## START DATA SEGMENT

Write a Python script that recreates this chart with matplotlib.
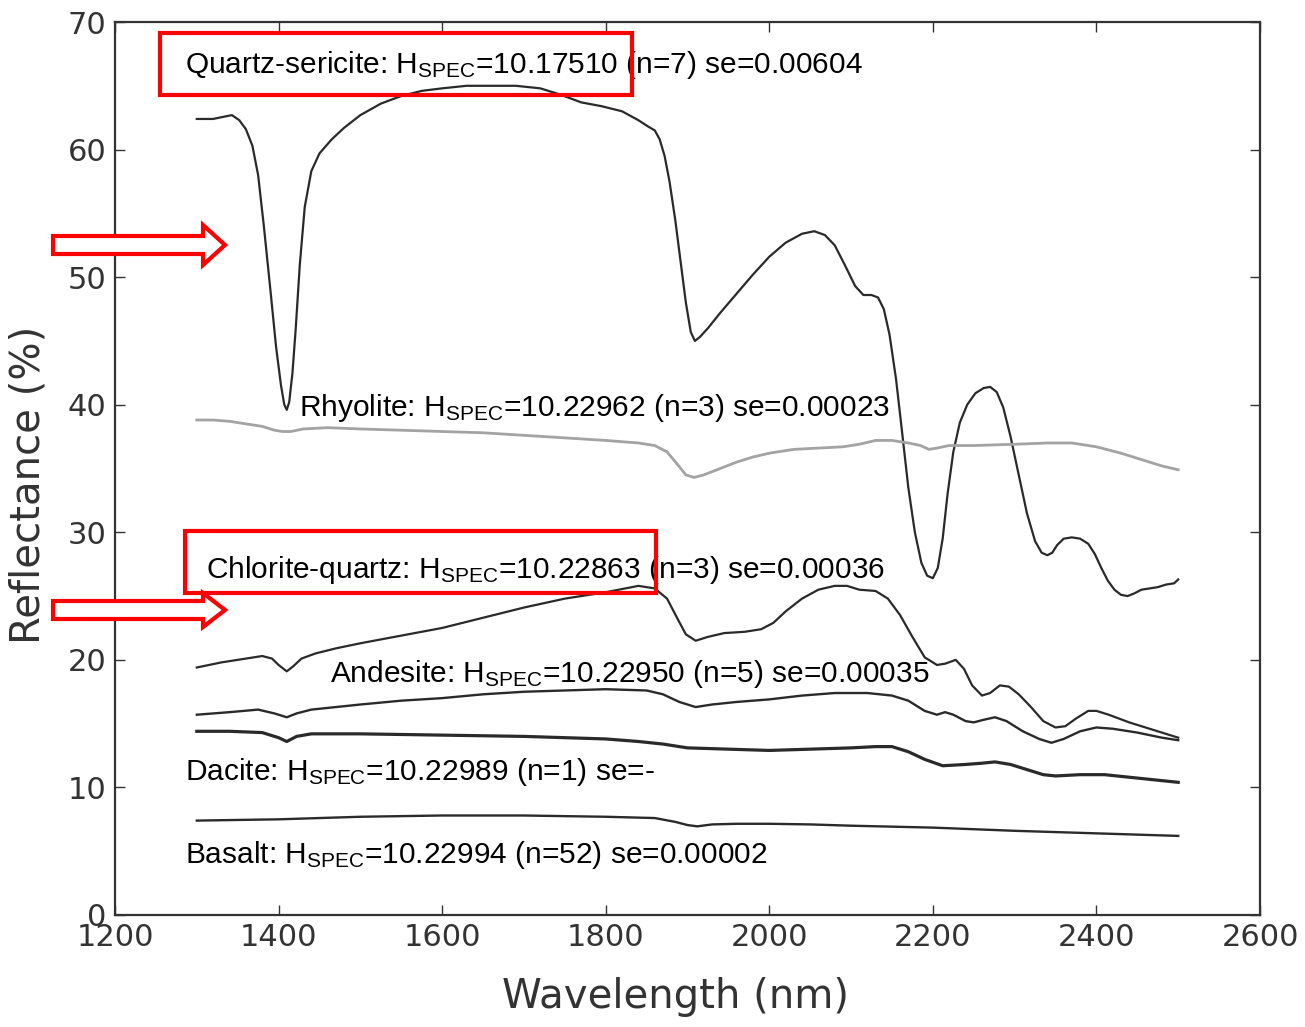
import matplotlib
matplotlib.use("Agg")
import matplotlib.pyplot as plt
from matplotlib.patches import Polygon, Rectangle
from matplotlib import font_manager

# ---------------- data ----------------
wl_qs = [1300, 1320, 1335, 1343, 1352, 1360, 1368, 1375, 1382, 1390, 1397, 1403, 1407, 1410, 1413,
         1417, 1421, 1426, 1432, 1440, 1450, 1465, 1480, 1500, 1525, 1550, 1575, 1600, 1630, 1660,
         1690, 1720, 1745, 1770, 1795, 1820, 1840, 1852, 1860, 1866, 1872, 1878, 1885, 1892, 1898,
         1904, 1909, 1915, 1925, 1940, 1960, 1980, 2000, 2020, 2040, 2055, 2068, 2080, 2092, 2105,
         2115, 2125, 2133, 2140, 2147, 2155, 2163, 2170, 2178, 2186, 2193, 2200, 2206, 2212, 2218,
         2225, 2233, 2242, 2252, 2262, 2270, 2278, 2286, 2295, 2305, 2315, 2325, 2333, 2340, 2346,
         2352, 2360, 2370, 2380, 2390, 2398, 2406, 2414, 2422, 2430, 2438, 2446, 2455, 2465, 2475,
         2485, 2495, 2500]
r_qs = [62.4, 62.4, 62.6, 62.7, 62.3, 61.6, 60.3, 58.0, 54.0, 49.0, 44.5, 41.5, 40.0, 39.6, 40.2,
        42.5, 46.0, 51.0, 55.5, 58.3, 59.7, 60.8, 61.7, 62.7, 63.6, 64.2, 64.6, 64.8, 65.0, 65.0,
        65.0, 64.8, 64.3, 63.7, 63.4, 63.0, 62.3, 61.8, 61.5, 60.8, 59.5, 57.5, 54.5, 51.0, 48.0,
        45.7, 45.0, 45.3, 46.0, 47.2, 48.7, 50.2, 51.6, 52.7, 53.4, 53.6, 53.3, 52.5, 51.0, 49.3,
        48.6, 48.6, 48.4, 47.5, 45.5, 42.0, 37.5, 33.5, 30.0, 27.6, 26.6, 26.4, 27.2, 29.5, 33.0,
        36.3, 38.6, 40.0, 40.9, 41.3, 41.4, 41.0, 39.8, 37.5, 34.5, 31.5, 29.3, 28.4, 28.2, 28.4,
        29.0, 29.5, 29.6, 29.5, 29.1, 28.3, 27.2, 26.2, 25.5, 25.1, 25.0, 25.2, 25.5, 25.6, 25.7,
        25.9, 26.0, 26.3]

wl_rhy = [1300, 1320, 1340, 1360, 1380, 1395, 1405, 1415, 1430, 1460, 1500, 1550, 1600, 1650, 1700,
          1750, 1800, 1840, 1860, 1875, 1888, 1898, 1908, 1920, 1940, 1960, 1980, 2000, 2030, 2060,
          2090, 2110, 2130, 2150, 2170, 2185, 2195, 2205, 2220, 2250, 2300, 2340, 2370, 2400, 2430,
          2460, 2480, 2500]
r_rhy = [38.8, 38.8, 38.7, 38.5, 38.3, 38.0, 37.9, 37.9, 38.1, 38.2, 38.1, 38.0, 37.9, 37.8, 37.6,
         37.4, 37.2, 37.0, 36.8, 36.3, 35.3, 34.5, 34.3, 34.5, 35.0, 35.5, 35.9, 36.2, 36.5, 36.6,
         36.7, 36.9, 37.2, 37.2, 37.0, 36.8, 36.5, 36.6, 36.8, 36.8, 36.9, 37.0, 37.0, 36.7, 36.2,
         35.6, 35.2, 34.9]

wl_cq = [1300, 1330, 1360, 1380, 1392, 1400, 1410, 1418, 1428, 1445, 1470, 1500, 1550, 1600, 1650,
         1700, 1750, 1800, 1840, 1860, 1875, 1888, 1898, 1910, 1925, 1945, 1970, 1990, 2005, 2020,
         2040, 2060, 2080, 2095, 2110, 2130, 2145, 2160, 2175, 2190, 2205, 2215, 2228, 2238, 2248,
         2260, 2270, 2282, 2293, 2305, 2320, 2335, 2350, 2362, 2375, 2390, 2400, 2415, 2440, 2470,
         2500]
r_cq = [19.4, 19.8, 20.1, 20.3, 20.1, 19.6, 19.1, 19.5, 20.1, 20.5, 20.9, 21.3, 21.9, 22.5, 23.3,
        24.1, 24.8, 25.3, 25.8, 25.6, 24.8, 23.2, 22.0, 21.5, 21.8, 22.1, 22.2, 22.4, 22.9, 23.8,
        24.8, 25.5, 25.8, 25.8, 25.5, 25.4, 24.8, 23.5, 21.8, 20.2, 19.6, 19.7, 20.0, 19.3, 18.0,
        17.2, 17.4, 18.0, 17.9, 17.3, 16.3, 15.2, 14.7, 14.8, 15.4, 16.0, 16.0, 15.7, 15.1, 14.5,
        13.9]

wl_and = [1300, 1340, 1375, 1395, 1410, 1422, 1440, 1500, 1550, 1600, 1650, 1700, 1750, 1800, 1850,
          1870, 1890, 1910, 1930, 1960, 2000, 2040, 2080, 2120, 2150, 2170, 2190, 2205, 2215, 2225,
          2240, 2250, 2262, 2276, 2290, 2310, 2330, 2345, 2360, 2380, 2400, 2420, 2450, 2480, 2500]
r_and = [15.7, 15.9, 16.1, 15.8, 15.5, 15.8, 16.1, 16.5, 16.8, 17.0, 17.3, 17.5, 17.6, 17.7, 17.6,
         17.3, 16.7, 16.3, 16.5, 16.7, 16.9, 17.2, 17.4, 17.4, 17.2, 16.8, 16.0, 15.7, 15.9, 15.7,
         15.2, 15.1, 15.3, 15.5, 15.2, 14.4, 13.8, 13.5, 13.8, 14.4, 14.7, 14.6, 14.3, 13.9, 13.7]

wl_dac = [1300, 1340, 1380, 1400, 1410, 1422, 1440, 1500, 1600, 1700, 1800, 1840, 1870, 1900, 1950,
          2000, 2050, 2100, 2130, 2150, 2170, 2190, 2212, 2240, 2260, 2276, 2295, 2315, 2335, 2350,
          2380, 2410, 2440, 2470, 2500]
r_dac = [14.4, 14.4, 14.3, 13.9, 13.6, 14.0, 14.2, 14.2, 14.1, 14.0, 13.8, 13.6, 13.4, 13.1, 13.0,
         12.9, 13.0, 13.1, 13.2, 13.2, 12.8, 12.2, 11.7, 11.8, 11.9, 12.0, 11.8, 11.4, 11.0, 10.9,
         11.0, 11.0, 10.8, 10.6, 10.4]

wl_bas = [1300, 1400, 1500, 1600, 1700, 1800, 1860, 1885, 1900, 1912, 1930, 1960, 2000, 2050, 2100,
          2200, 2300, 2400, 2500]
r_bas = [7.4, 7.5, 7.7, 7.8, 7.8, 7.7, 7.6, 7.3, 7.05, 6.95, 7.1, 7.15, 7.15, 7.1, 7.0,
         6.85, 6.6, 6.4, 6.2]

labels = [
    r"Quartz-sericite: H$_{\mathrm{SPEC}}$=10.17510 (n=7) se=0.00604",
    r"Rhyolite: H$_{\mathrm{SPEC}}$=10.22962 (n=3) se=0.00023",
    r"Chlorite-quartz: H$_{\mathrm{SPEC}}$=10.22863 (n=3) se=0.00036",
    r"Andesite: H$_{\mathrm{SPEC}}$=10.22950 (n=5) se=0.00035",
    r"Dacite: H$_{\mathrm{SPEC}}$=10.22989 (n=1) se=-",
    r"Basalt: H$_{\mathrm{SPEC}}$=10.22994 (n=52) se=0.00002",
]
label_pos = [(1286, 66.0), (1425, 39.1), (1311, 26.4), (1463, 18.3), (1286, 10.6), (1286, 4.1)]

x_ticks = [1200, 1400, 1600, 1800, 2000, 2200, 2400, 2600]
y_ticks = [0, 10, 20, 30, 40, 50, 60, 70]

# ---------------- style ----------------
names = {f.name for f in font_manager.fontManager.ttflist}
label_font = "Liberation Sans Narrow" if "Liberation Sans Narrow" in names else "DejaVu Sans"
label_size = 39 if label_font == "Liberation Sans Narrow" else 29

plt.rcParams["mathtext.fontset"] = "custom"
plt.rcParams["mathtext.rm"] = "Liberation Sans"
plt.rcParams["mathtext.it"] = "Liberation Sans:italic"
plt.rcParams["mathtext.bf"] = "Liberation Sans:bold"

W, H = 1305, 1027
fig = plt.figure(figsize=(W / 100, H / 100), dpi=100)
ax = fig.add_axes([115 / W, 1 - 915 / H, 1145 / W, 893 / H])

dark = "#2a2a2a"
ax.plot(wl_qs, r_qs, color=dark, lw=1.6)
ax.plot(wl_rhy, r_rhy, color="#a3a3a3", lw=2.0)
ax.plot(wl_cq, r_cq, color=dark, lw=1.6)
ax.plot(wl_and, r_and, color=dark, lw=1.7)
ax.plot(wl_dac, r_dac, color=dark, lw=2.3)
ax.plot(wl_bas, r_bas, color=dark, lw=1.7)

for txt, (lx, ly) in zip(labels, label_pos):
    ax.text(lx, ly, txt, fontsize=21.5, family="Liberation Sans", color="black",
            ha="left", va="baseline")

ax.set_xlim(1200, 2600)
ax.set_ylim(0, 70)
ax.set_xticks(x_ticks)
ax.set_yticks(y_ticks)
ax.tick_params(direction="in", length=7, width=1.0, top=True, right=True,
               labelsize=22, colors="#333333", pad=6)
for lab in ax.get_xticklabels() + ax.get_yticklabels():
    lab.set_family("DejaVu Sans")
for s in ax.spines.values():
    s.set_color("#333333")
    s.set_linewidth(1.6)

ax.set_xlabel("Wavelength (nm)", fontsize=label_size, family=label_font, color="#333333")
ax.set_ylabel("Reflectance (%)", fontsize=label_size, family=label_font, color="#333333")
ax.xaxis.set_label_coords((676 - 115) / 1145, -(997 - 915) / 893)
ax.yaxis.set_label_coords(-(115 - 29) / 1145, (915 - 485) / 893)
ax.xaxis.label.set_va("center")
ax.yaxis.label.set_va("center")

# ---------------- red highlight boxes (axes fraction) ----------------
red = "#ff0000"
for (x0, y0, x1, y1) in [(160, 33, 632, 95), (185, 531, 656, 593)]:
    ax.add_patch(Rectangle(((x0 - 115) / 1145, (915 - y1) / 893), (x1 - x0) / 1145, (y1 - y0) / 893,
                           transform=ax.transAxes, fill=False, edgecolor=red, lw=3.0,
                           clip_on=False, zorder=5))

# ---------------- hollow red arrows (figure pixels -> fraction) ----------------
def arrow(yc, half_body, half_head):
    pts = [(53, yc - half_body), (203, yc - half_body), (203, yc - half_head), (225, yc),
           (203, yc + half_head), (203, yc + half_body), (53, yc + half_body)]
    return Polygon([(px / W, 1 - py / H) for px, py in pts], closed=True,
                   transform=fig.transFigure, facecolor="white", edgecolor=red, lw=3.0, zorder=6)

fig.patches.append(arrow(245, 9, 20))
fig.patches.append(arrow(610, 9, 17))

fig.savefig("out.png", dpi=100)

## END DATA SEGMENT

§ STATED PROBLEM: Give back exactly the lines from the first line of the data through the line with "25.9, 26.0, 26.3]", pictures excluded.

§ THE SOLUTION:
Write a Python script that recreates this chart with matplotlib.
import matplotlib
matplotlib.use("Agg")
import matplotlib.pyplot as plt
from matplotlib.patches import Polygon, Rectangle
from matplotlib import font_manager

# ---------------- data ----------------
wl_qs = [1300, 1320, 1335, 1343, 1352, 1360, 1368, 1375, 1382, 1390, 1397, 1403, 1407, 1410, 1413,
         1417, 1421, 1426, 1432, 1440, 1450, 1465, 1480, 1500, 1525, 1550, 1575, 1600, 1630, 1660,
         1690, 1720, 1745, 1770, 1795, 1820, 1840, 1852, 1860, 1866, 1872, 1878, 1885, 1892, 1898,
         1904, 1909, 1915, 1925, 1940, 1960, 1980, 2000, 2020, 2040, 2055, 2068, 2080, 2092, 2105,
         2115, 2125, 2133, 2140, 2147, 2155, 2163, 2170, 2178, 2186, 2193, 2200, 2206, 2212, 2218,
         2225, 2233, 2242, 2252, 2262, 2270, 2278, 2286, 2295, 2305, 2315, 2325, 2333, 2340, 2346,
         2352, 2360, 2370, 2380, 2390, 2398, 2406, 2414, 2422, 2430, 2438, 2446, 2455, 2465, 2475,
         2485, 2495, 2500]
r_qs = [62.4, 62.4, 62.6, 62.7, 62.3, 61.6, 60.3, 58.0, 54.0, 49.0, 44.5, 41.5, 40.0, 39.6, 40.2,
        42.5, 46.0, 51.0, 55.5, 58.3, 59.7, 60.8, 61.7, 62.7, 63.6, 64.2, 64.6, 64.8, 65.0, 65.0,
        65.0, 64.8, 64.3, 63.7, 63.4, 63.0, 62.3, 61.8, 61.5, 60.8, 59.5, 57.5, 54.5, 51.0, 48.0,
        45.7, 45.0, 45.3, 46.0, 47.2, 48.7, 50.2, 51.6, 52.7, 53.4, 53.6, 53.3, 52.5, 51.0, 49.3,
        48.6, 48.6, 48.4, 47.5, 45.5, 42.0, 37.5, 33.5, 30.0, 27.6, 26.6, 26.4, 27.2, 29.5, 33.0,
        36.3, 38.6, 40.0, 40.9, 41.3, 41.4, 41.0, 39.8, 37.5, 34.5, 31.5, 29.3, 28.4, 28.2, 28.4,
        29.0, 29.5, 29.6, 29.5, 29.1, 28.3, 27.2, 26.2, 25.5, 25.1, 25.0, 25.2, 25.5, 25.6, 25.7,
        25.9, 26.0, 26.3]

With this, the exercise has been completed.